Troisièmement, une législation similaire en Australie fonctionne. Selon Rod Sims, l’ancien président de la Commission australienne de la concurrence et de la consommation, les montants versés aux organismes de presse s’élevaient à plus de 200 millions de dollars. Ce qui est plus important que le montant, c’est de savoir qui a conclu les accords de licence de contenu. Country Press Australia, une affiliation de 160 petits journaux régionaux, a pu conclure des accords avec Google et Meta.

Plus récemment, un groupe de 24 petits éditeurs australiens a conclu un accord avec Google. Nous pensons que Google, et c’est tout à son honneur, a signé un accord de licence de contenu avec chaque éditeur australien éligible.

Bill Grueskin, professeur de pratique professionnelle à l’école supérieure de journalisme de Columbia, a écrit dans un mémoire pour le Judith Neilson Institute : « Monica Attard, professeur de journalisme à Sydney, dit qu’elle n’arrive pas à persuader la plupart des étudiants d’accepter des stages de nos jours parce qu’il est si facile pour eux de décrocher des emplois à temps plein – et elle suppose que le Code en est en grande partie responsable : ‘Je jure devant Dieu que je n’ai pas vu cela depuis 20 ans’. »

Si les éditeurs tirent manifestement des avantages de la négociation collective, la question qui se pose est la suivante : comment les membres de chaque collectif doivent-ils s’organiser de manière à être inclusifs, équitables et transparents pour tous leurs membres ?

Par principe, Médias d’Info Canada et le Conseil national de la presse et des médias ethniques du Canada croient que les petits et grands éditeurs devraient bénéficier également de tout règlement – en fonction de leur investissement proportionnel dans les employés de la salle de presse.

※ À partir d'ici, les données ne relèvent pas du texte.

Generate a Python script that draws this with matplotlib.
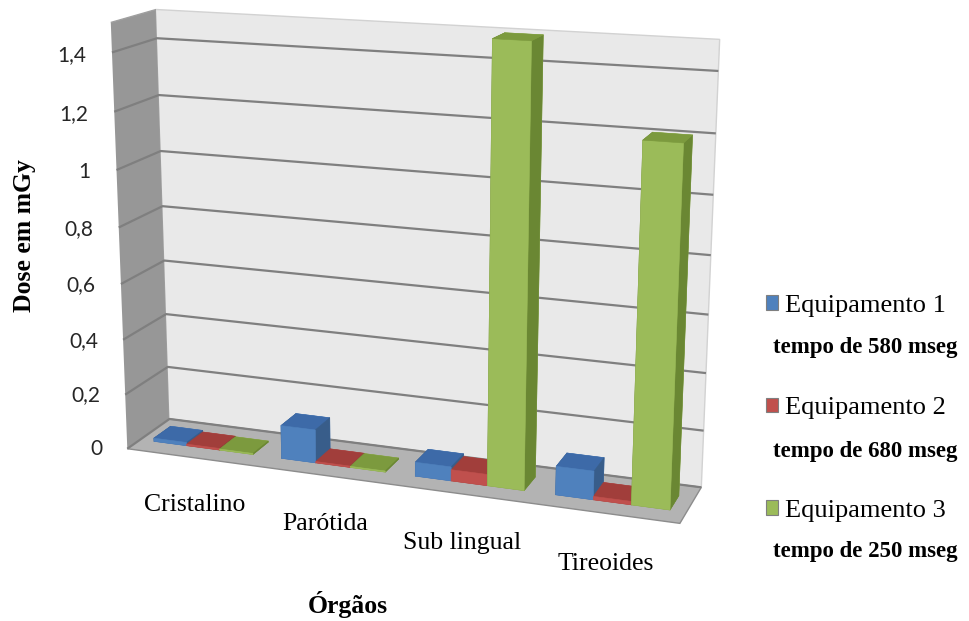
import numpy as np
import matplotlib.pyplot as plt
from matplotlib.patches import Patch
from matplotlib.ticker import NullFormatter

# dose per organ (mGy), one list per equipment
organs = ["Cristalino", "Parótida", "Sub lingual", "Tireoides"]
equip_names = ["Equipamento 1", "Equipamento 2", "Equipamento 3"]
exposure_times = ["tempo de 580 mseg", "tempo de 680 mseg", "tempo de 250 mseg"]
dose_equip1 = [0.012, 0.12, 0.05, 0.10]
dose_equip2 = [0.006, 0.005, 0.04, 0.012]
dose_equip3 = [0.004, 0.004, 1.50, 1.21]
z_ticks = [0, 0.2, 0.4, 0.6, 0.8, 1.0, 1.2, 1.4]

front_colors = ["#4F81BD", "#C0504D", "#9BBB59"]
top_colors = ["#3D6AA8", "#A13E3B", "#7C9A3E"]
side_colors = ["#385D8A", "#8C3836", "#6A8733"]

plt.rcParams["font.family"] = ["Liberation Serif", "DejaVu Serif"]

fig = plt.figure(figsize=(9.7, 6.21), dpi=100)
ax = fig.add_axes([0.0225, -0.0318, 0.773, 1.208], projection="3d")
ax.set_proj_type("persp", focal_length=0.49)
ax.view_init(elev=15, azim=-70)
ax.set_box_aspect((0.767, 0.128, 0.585), zoom=0.9731)
ax.set_xlim(0, len(organs))
ax.set_ylim(0, 1)
ax.set_zlim(0, 1.5)

# clustered 3D columns, one colour per face (bottom, top, front, back, left, right)
bar_w, bar_d, bar_y = 0.26, 0.4, 0.3
xs, dzs, face_cols = [], [], []
for j, series in enumerate([dose_equip1, dose_equip2, dose_equip3]):
    for i, v in enumerate(series):
        xs.append(i + 0.5 + (j - 1.5) * bar_w)
        dzs.append(v)
        face_cols += [top_colors[j], top_colors[j], front_colors[j],
                      front_colors[j], side_colors[j], side_colors[j]]
ax.bar3d(xs, [bar_y] * len(xs), 0, bar_w, bar_d, dzs, color=face_cols,
         shade=False, edgecolor=face_cols, linewidth=0.4)

# walls and floor
ax.xaxis.set_pane_color("#979797")
ax.yaxis.set_pane_color("#E9E9E9")
ax.zaxis.set_pane_color("#B3B3B3")
ax.xaxis.pane.set_edgecolor("#A0A0A0")
ax.yaxis.pane.set_edgecolor("#D2D2D2")
ax.zaxis.pane.set_edgecolor("#8C8C8C")
for axis in (ax.xaxis, ax.yaxis, ax.zaxis):
    axis.line.set_color((0, 0, 0, 0))

ax.set_xticks([])
ax.set_yticks([])
ax.set_zticks(z_ticks)
ax.zaxis.set_major_formatter(NullFormatter())
ax.zaxis._axinfo["tick"]["inward_factor"] = 0
ax.zaxis._axinfo["tick"]["outward_factor"] = 0
ax.zaxis._axinfo["grid"].update(color="#7F7F7F", linewidth=1.6, linestyle="-")
ax.grid(True)


def project(x, y, z):
    # 3D data point -> 2D data coordinates of the 3D axes
    vx, vy, _, w = ax.get_proj() @ np.array([x, y, z, 1.0])
    return vx / w, vy / w


for v in z_ticks:
    px, py = project(-0.2, 0, v - 0.015)
    ax.text2D(px, py, f"{v:g}".replace(".", ","), transform=ax.transData,
              ha="right", va="center", fontsize=15, family="Lato", color="#262626")

for i, name in enumerate(organs):
    px, py = project(i + 0.52, 0, -0.175)
    ax.text2D(px, py, name, transform=ax.transData, ha="center", va="center",
              fontsize=18.5)

fig.text(25 / 970, 1 - 236 / 621, "Dose em mGy", rotation=90, ha="center",
         va="center", fontsize=18.5, fontweight="bold")
fig.text(348 / 970, 1 - 605 / 621, "Órgãos", ha="center", va="center",
         fontsize=18.5, fontweight="bold")

handles = [Patch(facecolor=c, edgecolor="#7F7F7F", linewidth=0.8) for c in front_colors]
fig.legend(handles, equip_names, loc="upper left",
           bbox_to_anchor=(766 / 970, 1 - 295 / 621), frameon=False,
           fontsize=19, handlelength=0.46, handleheight=0.46,
           handletextpad=0.25, labelspacing=3.05, borderpad=0, borderaxespad=0)
for t, y in zip(exposure_times, [347, 452, 551]):
    fig.text(773 / 970, 1 - y / 621, t, ha="left", va="center",
             fontsize=16.5, fontweight="bold")

fig.savefig("out.png", dpi=100)
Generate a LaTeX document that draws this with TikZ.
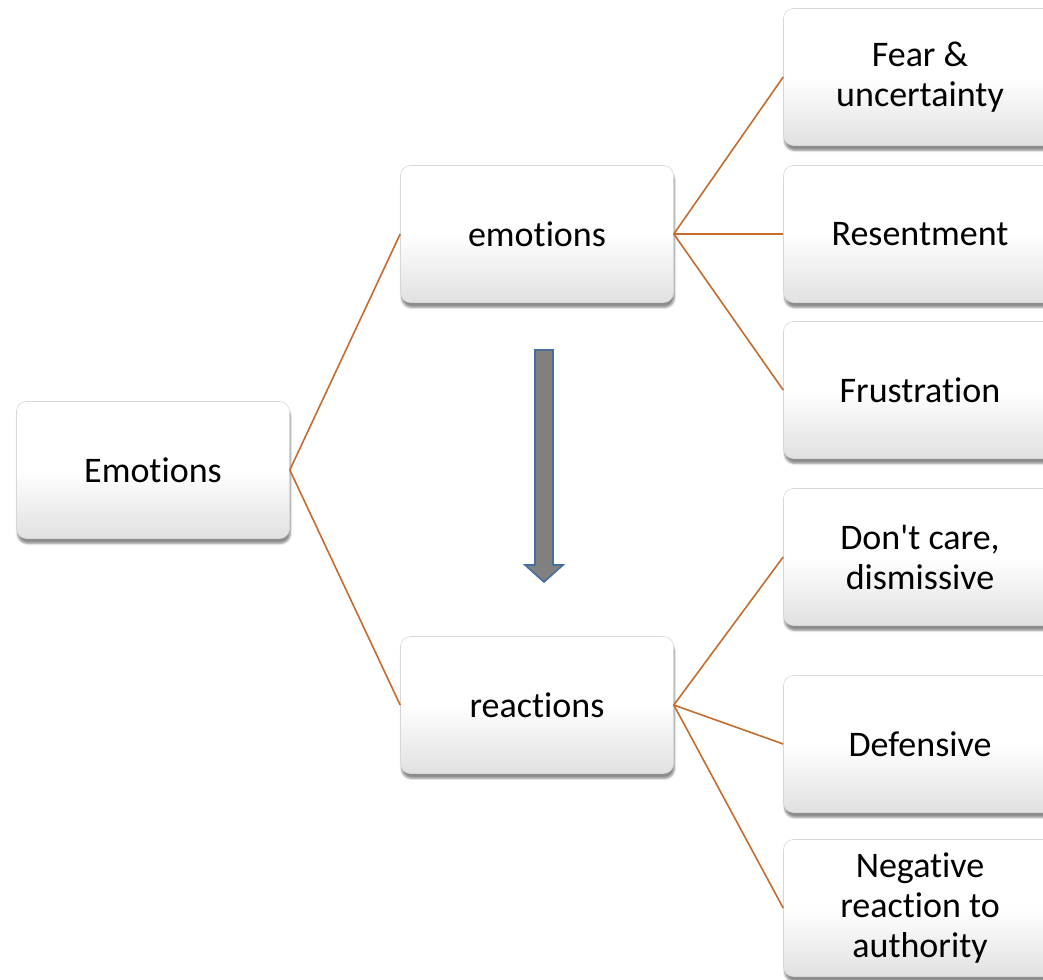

En d’autres termes, tout règlement découlant de la négociation collective serait partagé entre les éditeurs au prorata – en fonction du total de la rémunération et des salaires versés aux employés admissibles de la salle de presse – moins les dépenses associées à cette négociation collective.

Le projet de loi C-18 s’appuie sur le succès du News Media Bargaining Code de l’Australie. Bien qu’il ne s’agisse pas d’une solution miracle, il permet aux lecteurs de bénéficier d’un contenu journalistique canadien fiable et de grande qualité grâce à un plus grand nombre d’accords de licence, ce qui permettra à un plus grand nombre d’éditeurs de réinvestir dans leur salle de presse et dans la transformation numérique de leur entreprise.